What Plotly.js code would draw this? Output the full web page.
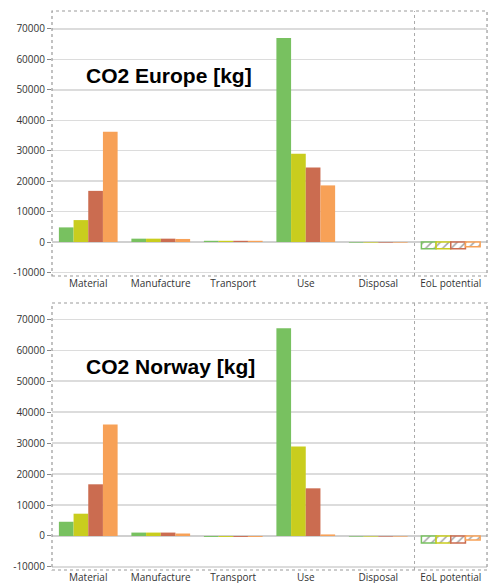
<!DOCTYPE html>
<html>
<head>
<meta charset="utf-8">
<script src="https://cdn.plot.ly/plotly-3.0.1.min.js"></script>
<style>html,body{margin:0;padding:0;background:#fff;}#chart{width:488px;height:583px;}</style>
</head>
<body>
<div id="chart"></div>
<script>
const categories = ["Material", "Manufacture", "Transport", "Use", "Disposal", "EoL potential"];
const seriesColors = ["#78c160", "#c9cd1e", "#cb6c50", "#f7a157"];
const yTicks = [-10000, 0, 10000, 20000, 30000, 40000, 50000, 60000, 70000];

const europeS1 = [4800, 1100, 400, 67000, -200, -2200];
const europeS2 = [7200, 1100, 400, 29000, -200, -2200];
const europeS3 = [16800, 1100, 400, 24500, -200, -2200];
const europeS4 = [36200, 1000, 400, 18600, -200, -1600];

const norwayS1 = [4600, 1100, -300, 67100, -200, -2300];
const norwayS2 = [7200, 1100, -300, 28900, -200, -2300];
const norwayS3 = [16700, 1100, -300, 15400, -200, -2300];
const norwayS4 = [36000, 800, -300, 500, -200, -1300];

const panels = [
  {title: "CO2 Europe [kg]", series: [europeS1, europeS2, europeS3, europeS4], x: "x", y: "y"},
  {title: "CO2 Norway [kg]", series: [norwayS1, norwayS2, norwayS3, norwayS4], x: "x2", y: "y2"}
];

const hatchIndex = categories.length - 1;
const traces = [];
panels.forEach(function (p) {
  p.series.forEach(function (vals, i) {
    const col = seriesColors[i];
    traces.push({
      type: "bar",
      x: categories,
      y: vals,
      xaxis: p.x,
      yaxis: p.y,
      showlegend: false,
      hoverinfo: "skip",
      marker: {
        color: categories.map((c, k) => k === hatchIndex ? "#ffffff" : col),
        line: {
          color: col,
          width: categories.map((c, k) => k === hatchIndex ? 1.5 : 0)
        },
        pattern: {
          shape: categories.map((c, k) => k === hatchIndex ? "/" : ""),
          fgcolor: col,
          bgcolor: "#ffffff",
          size: 6,
          solidity: 0.25,
          fillmode: "overlay"
        }
      }
    });
  });
});

const axisFont = {family: "Open Sans, DejaVu Sans, sans-serif", size: 10, color: "#333"};
function xAxis(anchor) {
  return {
    domain: [52 / 488, 0.998],
    anchor: anchor,
    type: "category",
    tickfont: axisFont,
    showgrid: false,
    zeroline: false,
    showline: false,
    ticks: "",
    mirror: false
  };
}
function yAxis(anchor, domain, range) {
  return {
    domain: domain,
    anchor: anchor,
    range: range,
    tickvals: yTicks,
    ticktext: yTicks.map(String),
    tickfont: axisFont,
    ticks: "outside",
    ticklen: 4,
    tickcolor: "#888",
    showgrid: true,
    gridcolor: "#dcdcdc",
    gridwidth: 1.5,
    zeroline: true,
    zerolinecolor: "#d0d0d0",
    zerolinewidth: 2,
    showline: false
  };
}

const shapes = [];
const annotations = [];
[["x", "y"], ["x2", "y2"]].forEach(function (ax, idx) {
  // plot frame (dotted gray)
  shapes.push({type: "rect", xref: ax[0] + " domain", yref: ax[1] + " domain", x0: 0, x1: 1, y0: 0, y1: 1,
    line: {color: "#999", width: 1.2, dash: "dot"}, layer: "above"});
  // separator before last category
  shapes.push({type: "line", xref: ax[0], yref: ax[1] + " domain", x0: hatchIndex - 0.5, x1: hatchIndex - 0.5, y0: 0, y1: 1,
    line: {color: "#aaa", width: 1, dash: "dot"}});
  annotations.push({
    text: "<b>" + panels[idx].title + "</b>",
    xref: ax[0] + " domain", yref: ax[1] + " domain",
    x: 0.074, y: idx === 0 ? 0.757 : 0.762,
    xanchor: "left", yanchor: "middle",
    showarrow: false,
    font: {family: "Liberation Sans, Arial, sans-serif", size: 21, color: "#000"}
  });
});

const layout = {
  width: 488,
  height: 583,
  margin: {l: 0, r: 0, t: 0, b: 0},
  paper_bgcolor: "#ffffff",
  plot_bgcolor: "#ffffff",
  barmode: "group",
  bargap: 0.19,
  bargroupgap: 0,
  xaxis: xAxis("y"),
  xaxis2: xAxis("y2"),
  yaxis: yAxis("x", [1 - 276 / 583, 1 - 11 / 583], [-11170, 75900]),
  yaxis2: yAxis("x2", [1 - 570 / 583, 1 - 303 / 583], [-10990, 75280]),
  shapes: shapes,
  annotations: annotations
};

Plotly.newPlot("chart", traces, layout, {staticPlot: true, displayModeBar: false});
</script>
</body>
</html>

» Problem requirements:
The data above needs to be retyped exactly, with the images left out.

» Response to the exercise:
What Plotly.js code would draw this? Output the full web page.
<!DOCTYPE html>
<html>
<head>
<meta charset="utf-8">
<script src="https://cdn.plot.ly/plotly-3.0.1.min.js"></script>
<style>html,body{margin:0;padding:0;background:#fff;}#chart{width:488px;height:583px;}</style>
</head>
<body>
<div id="chart"></div>
<script>
const categories = ["Material", "Manufacture", "Transport", "Use", "Disposal", "EoL potential"];
const seriesColors = ["#78c160", "#c9cd1e", "#cb6c50", "#f7a157"];
const yTicks = [-10000, 0, 10000, 20000, 30000, 40000, 50000, 60000, 70000];

const europeS1 = [4800, 1100, 400, 67000, -200, -2200];
const europeS2 = [7200, 1100, 400, 29000, -200, -2200];
const europeS3 = [16800, 1100, 400, 24500, -200, -2200];
const europeS4 = [36200, 1000, 400, 18600, -200, -1600];

const norwayS1 = [4600, 1100, -300, 67100, -200, -2300];
const norwayS2 = [7200, 1100, -300, 28900, -200, -2300];
const norwayS3 = [16700, 1100, -300, 15400, -200, -2300];
const norwayS4 = [36000, 800, -300, 500, -200, -1300];

const panels = [
  {title: "CO2 Europe [kg]", series: [europeS1, europeS2, europeS3, europeS4], x: "x", y: "y"},
  {title: "CO2 Norway [kg]", series: [norwayS1, norwayS2, norwayS3, norwayS4], x: "x2", y: "y2"}
];

const hatchIndex = categories.length - 1;
const traces = [];
panels.forEach(function (p) {
  p.series.forEach(function (vals, i) {
    const col = seriesColors[i];
    traces.push({
      type: "bar",
      x: categories,
      y: vals,
      xaxis: p.x,
      yaxis: p.y,
      showlegend: false,
      hoverinfo: "skip",
      marker: {
        color: categories.map((c, k) => k === hatchIndex ? "#ffffff" : col),
        line: {
          color: col,
          width: categories.map((c, k) => k === hatchIndex ? 1.5 : 0)
        },
        pattern: {
          shape: categories.map((c, k) => k === hatchIndex ? "/" : ""),
          fgcolor: col,
          bgcolor: "#ffffff",
          size: 6,
          solidity: 0.25,
          fillmode: "overlay"
        }
      }
    });
  });
});

const axisFont = {family: "Open Sans, DejaVu Sans, sans-serif", size: 10, color: "#333"};
function xAxis(anchor) {
  return {
    domain: [52 / 488, 0.998],
    anchor: anchor,
    type: "category",
    tickfont: axisFont,
    showgrid: false,
    zeroline: false,
    showline: false,
    ticks: "",
    mirror: false
  };
}
function yAxis(anchor, domain, range) {
  return {
    domain: domain,
    anchor: anchor,
    range: range,
    tickvals: yTicks,
    ticktext: yTicks.map(String),
    tickfont: axisFont,
    ticks: "outside",
    ticklen: 4,
    tickcolor: "#888",
    showgrid: true,
    gridcolor: "#dcdcdc",
    gridwidth: 1.5,
    zeroline: true,
    zerolinecolor: "#d0d0d0",
    zerolinewidth: 2,
    showline: false
  };
}

const shapes = [];
const annotations = [];
[["x", "y"], ["x2", "y2"]].forEach(function (ax, idx) {
  // plot frame (dotted gray)
  shapes.push({type: "rect", xref: ax[0] + " domain", yref: ax[1] + " domain", x0: 0, x1: 1, y0: 0, y1: 1,
    line: {color: "#999", width: 1.2, dash: "dot"}, layer: "above"});
  // separator before last category
  shapes.push({type: "line", xref: ax[0], yref: ax[1] + " domain", x0: hatchIndex - 0.5, x1: hatchIndex - 0.5, y0: 0, y1: 1,
    line: {color: "#aaa", width: 1, dash: "dot"}});
  annotations.push({
    text: "<b>" + panels[idx].title + "</b>",
    xref: ax[0] + " domain", yref: ax[1] + " domain",
    x: 0.074, y: idx === 0 ? 0.757 : 0.762,
    xanchor: "left", yanchor: "middle",
    showarrow: false,
    font: {family: "Liberation Sans, Arial, sans-serif", size: 21, color: "#000"}
  });
});

const layout = {
  width: 488,
  height: 583,
  margin: {l: 0, r: 0, t: 0, b: 0},
  paper_bgcolor: "#ffffff",
  plot_bgcolor: "#ffffff",
  barmode: "group",
  bargap: 0.19,
  bargroupgap: 0,
  xaxis: xAxis("y"),
  xaxis2: xAxis("y2"),
  yaxis: yAxis("x", [1 - 276 / 583, 1 - 11 / 583], [-11170, 75900]),
  yaxis2: yAxis("x2", [1 - 570 / 583, 1 - 303 / 583], [-10990, 75280]),
  shapes: shapes,
  annotations: annotations
};

Plotly.newPlot("chart", traces, layout, {staticPlot: true, displayModeBar: false});
</script>
</body>
</html>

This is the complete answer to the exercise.